→ **Exercise**
Pictures are not part of the copy. Give again exactly the lines from the one with "Reproduce this diagram with TikZ." to the one with "-- (#3-#6,-#5) -- (#3-#6,-#4)", inclusive.

# start of Extracted material

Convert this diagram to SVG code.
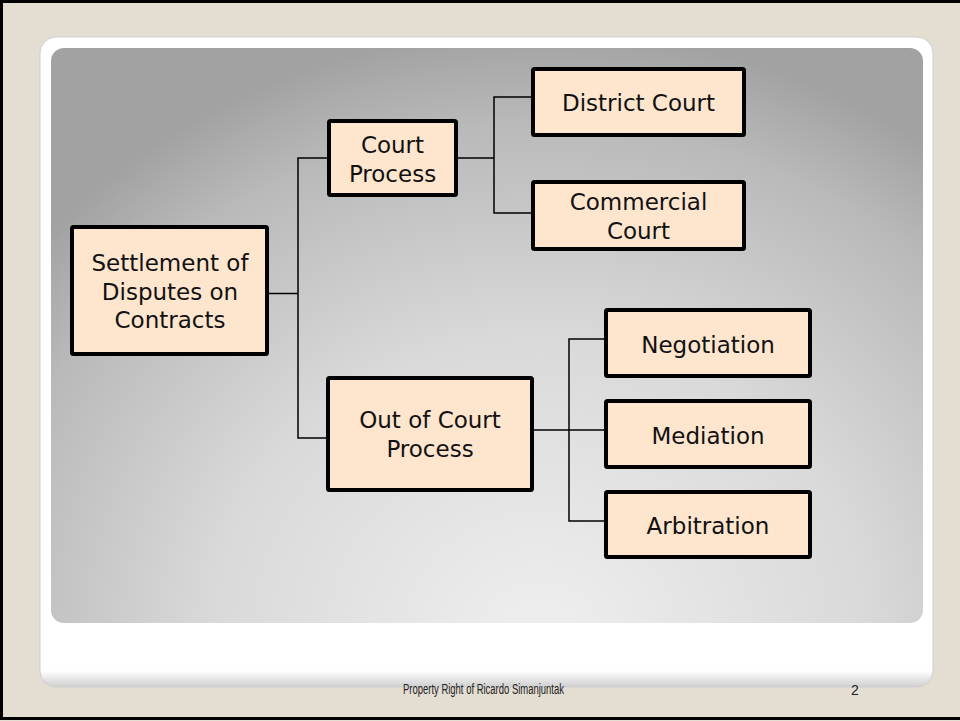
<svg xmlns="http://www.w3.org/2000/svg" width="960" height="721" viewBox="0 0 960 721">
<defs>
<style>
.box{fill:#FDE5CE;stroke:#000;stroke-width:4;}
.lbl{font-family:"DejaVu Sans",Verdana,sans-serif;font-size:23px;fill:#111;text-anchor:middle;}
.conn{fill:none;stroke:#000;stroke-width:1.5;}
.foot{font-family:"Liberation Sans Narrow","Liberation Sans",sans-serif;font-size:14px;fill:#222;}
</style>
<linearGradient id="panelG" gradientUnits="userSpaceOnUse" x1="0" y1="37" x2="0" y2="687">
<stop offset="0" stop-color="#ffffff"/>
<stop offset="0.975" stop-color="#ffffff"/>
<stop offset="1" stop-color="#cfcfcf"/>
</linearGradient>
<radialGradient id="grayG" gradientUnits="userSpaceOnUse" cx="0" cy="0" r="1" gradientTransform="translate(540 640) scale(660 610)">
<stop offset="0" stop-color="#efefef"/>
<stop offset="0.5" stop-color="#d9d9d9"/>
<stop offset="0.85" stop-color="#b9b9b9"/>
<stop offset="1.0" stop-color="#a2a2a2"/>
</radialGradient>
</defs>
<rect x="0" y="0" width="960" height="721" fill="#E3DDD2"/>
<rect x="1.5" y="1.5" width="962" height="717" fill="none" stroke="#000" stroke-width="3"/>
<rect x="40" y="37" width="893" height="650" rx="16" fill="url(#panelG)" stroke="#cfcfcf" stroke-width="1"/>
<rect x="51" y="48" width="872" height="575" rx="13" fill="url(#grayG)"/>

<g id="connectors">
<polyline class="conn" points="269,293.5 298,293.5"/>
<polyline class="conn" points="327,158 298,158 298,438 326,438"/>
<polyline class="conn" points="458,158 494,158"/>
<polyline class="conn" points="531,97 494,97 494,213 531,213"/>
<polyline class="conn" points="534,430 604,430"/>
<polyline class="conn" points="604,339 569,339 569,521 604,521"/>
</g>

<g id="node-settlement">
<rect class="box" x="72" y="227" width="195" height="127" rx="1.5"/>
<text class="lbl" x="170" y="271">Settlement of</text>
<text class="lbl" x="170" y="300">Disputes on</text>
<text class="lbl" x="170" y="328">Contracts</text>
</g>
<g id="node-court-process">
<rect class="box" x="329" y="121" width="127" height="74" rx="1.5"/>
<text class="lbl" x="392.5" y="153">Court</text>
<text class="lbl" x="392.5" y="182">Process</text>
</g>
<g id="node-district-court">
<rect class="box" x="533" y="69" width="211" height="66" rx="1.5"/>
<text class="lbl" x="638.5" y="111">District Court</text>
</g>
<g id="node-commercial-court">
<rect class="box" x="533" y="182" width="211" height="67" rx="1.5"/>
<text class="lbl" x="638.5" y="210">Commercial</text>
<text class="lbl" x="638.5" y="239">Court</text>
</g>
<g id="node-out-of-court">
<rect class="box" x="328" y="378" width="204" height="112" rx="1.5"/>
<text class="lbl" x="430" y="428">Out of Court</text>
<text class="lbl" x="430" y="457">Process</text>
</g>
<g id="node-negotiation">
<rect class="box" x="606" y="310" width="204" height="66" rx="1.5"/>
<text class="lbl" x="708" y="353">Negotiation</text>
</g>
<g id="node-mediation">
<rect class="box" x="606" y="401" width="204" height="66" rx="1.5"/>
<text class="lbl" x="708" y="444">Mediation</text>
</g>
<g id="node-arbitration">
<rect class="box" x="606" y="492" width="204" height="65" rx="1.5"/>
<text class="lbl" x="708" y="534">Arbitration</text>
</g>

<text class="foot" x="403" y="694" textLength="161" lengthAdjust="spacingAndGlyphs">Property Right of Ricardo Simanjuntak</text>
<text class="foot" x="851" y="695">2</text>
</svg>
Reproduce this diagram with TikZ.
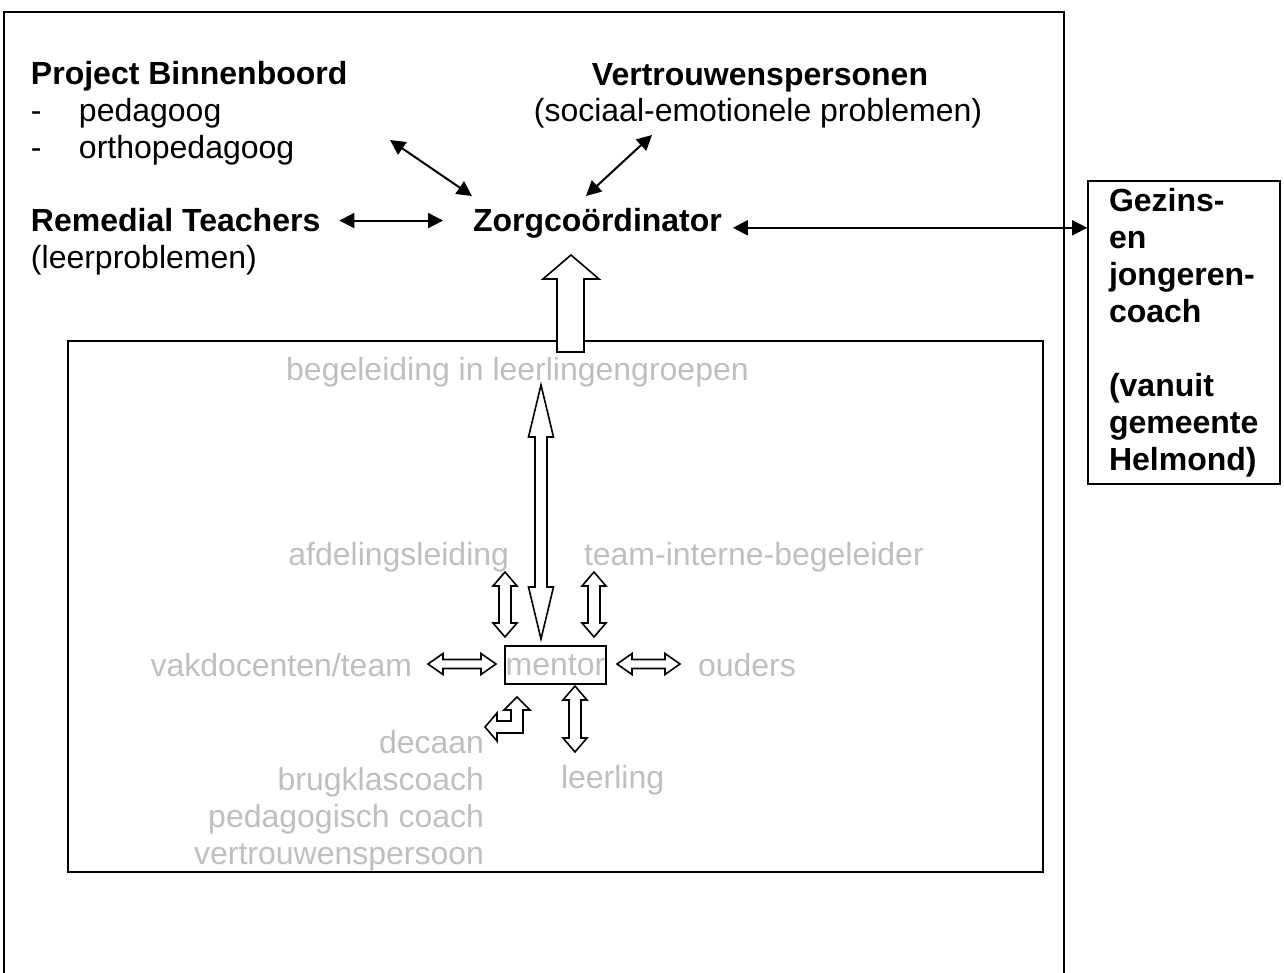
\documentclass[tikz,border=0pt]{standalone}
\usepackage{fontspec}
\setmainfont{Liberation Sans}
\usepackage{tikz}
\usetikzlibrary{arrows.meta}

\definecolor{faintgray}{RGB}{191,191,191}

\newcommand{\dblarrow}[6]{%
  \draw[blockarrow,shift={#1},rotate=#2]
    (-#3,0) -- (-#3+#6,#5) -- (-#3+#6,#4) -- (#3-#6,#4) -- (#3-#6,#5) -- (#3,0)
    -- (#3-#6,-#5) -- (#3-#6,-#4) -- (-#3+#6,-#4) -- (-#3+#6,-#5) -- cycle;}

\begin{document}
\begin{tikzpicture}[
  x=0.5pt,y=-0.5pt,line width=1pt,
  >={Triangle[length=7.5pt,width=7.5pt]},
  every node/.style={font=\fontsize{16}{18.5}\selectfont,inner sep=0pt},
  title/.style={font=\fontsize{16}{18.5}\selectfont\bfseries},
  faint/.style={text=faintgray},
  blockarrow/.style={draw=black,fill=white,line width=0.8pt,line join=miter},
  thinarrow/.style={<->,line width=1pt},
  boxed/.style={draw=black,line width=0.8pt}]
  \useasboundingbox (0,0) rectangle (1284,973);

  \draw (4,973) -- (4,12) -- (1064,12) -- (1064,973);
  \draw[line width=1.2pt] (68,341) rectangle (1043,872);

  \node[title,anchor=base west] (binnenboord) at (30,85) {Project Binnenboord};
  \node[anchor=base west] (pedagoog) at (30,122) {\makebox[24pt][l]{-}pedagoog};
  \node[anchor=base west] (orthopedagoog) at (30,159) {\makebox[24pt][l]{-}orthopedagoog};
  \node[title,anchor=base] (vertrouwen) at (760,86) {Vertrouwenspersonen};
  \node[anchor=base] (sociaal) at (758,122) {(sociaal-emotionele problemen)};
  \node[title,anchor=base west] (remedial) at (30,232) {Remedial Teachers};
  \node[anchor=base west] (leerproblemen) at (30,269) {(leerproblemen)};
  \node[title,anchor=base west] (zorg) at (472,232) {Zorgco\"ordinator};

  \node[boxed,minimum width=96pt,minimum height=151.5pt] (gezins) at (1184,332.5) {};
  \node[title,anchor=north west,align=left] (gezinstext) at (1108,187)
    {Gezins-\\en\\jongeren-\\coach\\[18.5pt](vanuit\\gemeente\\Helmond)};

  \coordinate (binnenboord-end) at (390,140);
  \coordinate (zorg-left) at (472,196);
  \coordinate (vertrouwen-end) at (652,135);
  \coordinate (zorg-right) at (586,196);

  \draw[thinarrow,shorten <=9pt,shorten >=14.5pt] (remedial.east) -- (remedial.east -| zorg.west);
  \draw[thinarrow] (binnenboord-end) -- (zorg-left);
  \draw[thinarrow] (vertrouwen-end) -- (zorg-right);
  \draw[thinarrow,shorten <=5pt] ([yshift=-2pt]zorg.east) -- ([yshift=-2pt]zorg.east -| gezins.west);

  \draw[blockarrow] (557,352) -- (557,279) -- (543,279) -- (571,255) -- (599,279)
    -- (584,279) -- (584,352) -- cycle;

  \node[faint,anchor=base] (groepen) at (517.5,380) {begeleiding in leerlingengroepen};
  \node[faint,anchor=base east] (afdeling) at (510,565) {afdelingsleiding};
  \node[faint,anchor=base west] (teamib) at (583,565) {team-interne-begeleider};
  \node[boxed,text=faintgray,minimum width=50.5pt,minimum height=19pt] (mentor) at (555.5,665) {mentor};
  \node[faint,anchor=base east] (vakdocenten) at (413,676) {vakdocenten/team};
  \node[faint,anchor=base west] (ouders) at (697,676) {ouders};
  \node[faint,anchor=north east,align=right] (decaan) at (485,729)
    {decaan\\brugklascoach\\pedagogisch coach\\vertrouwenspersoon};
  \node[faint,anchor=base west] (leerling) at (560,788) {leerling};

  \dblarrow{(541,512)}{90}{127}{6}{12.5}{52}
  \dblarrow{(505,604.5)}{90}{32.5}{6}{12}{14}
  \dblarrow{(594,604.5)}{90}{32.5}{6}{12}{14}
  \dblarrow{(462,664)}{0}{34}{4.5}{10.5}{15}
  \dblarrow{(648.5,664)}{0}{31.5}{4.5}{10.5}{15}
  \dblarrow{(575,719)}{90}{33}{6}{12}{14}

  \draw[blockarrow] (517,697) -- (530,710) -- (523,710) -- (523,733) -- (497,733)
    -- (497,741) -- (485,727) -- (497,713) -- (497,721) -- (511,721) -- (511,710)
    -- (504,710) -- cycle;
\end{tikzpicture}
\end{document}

# end of Extracted material

→ **Completed task**
Reproduce this diagram with TikZ.
\documentclass[tikz,border=0pt]{standalone}
\usepackage{fontspec}
\setmainfont{Liberation Sans}
\usepackage{tikz}
\usetikzlibrary{arrows.meta}

\definecolor{faintgray}{RGB}{191,191,191}

\newcommand{\dblarrow}[6]{%
  \draw[blockarrow,shift={#1},rotate=#2]
    (-#3,0) -- (-#3+#6,#5) -- (-#3+#6,#4) -- (#3-#6,#4) -- (#3-#6,#5) -- (#3,0)
    -- (#3-#6,-#5) -- (#3-#6,-#4) -- (-#3+#6,-#4) -- (-#3+#6,-#5) -- cycle;}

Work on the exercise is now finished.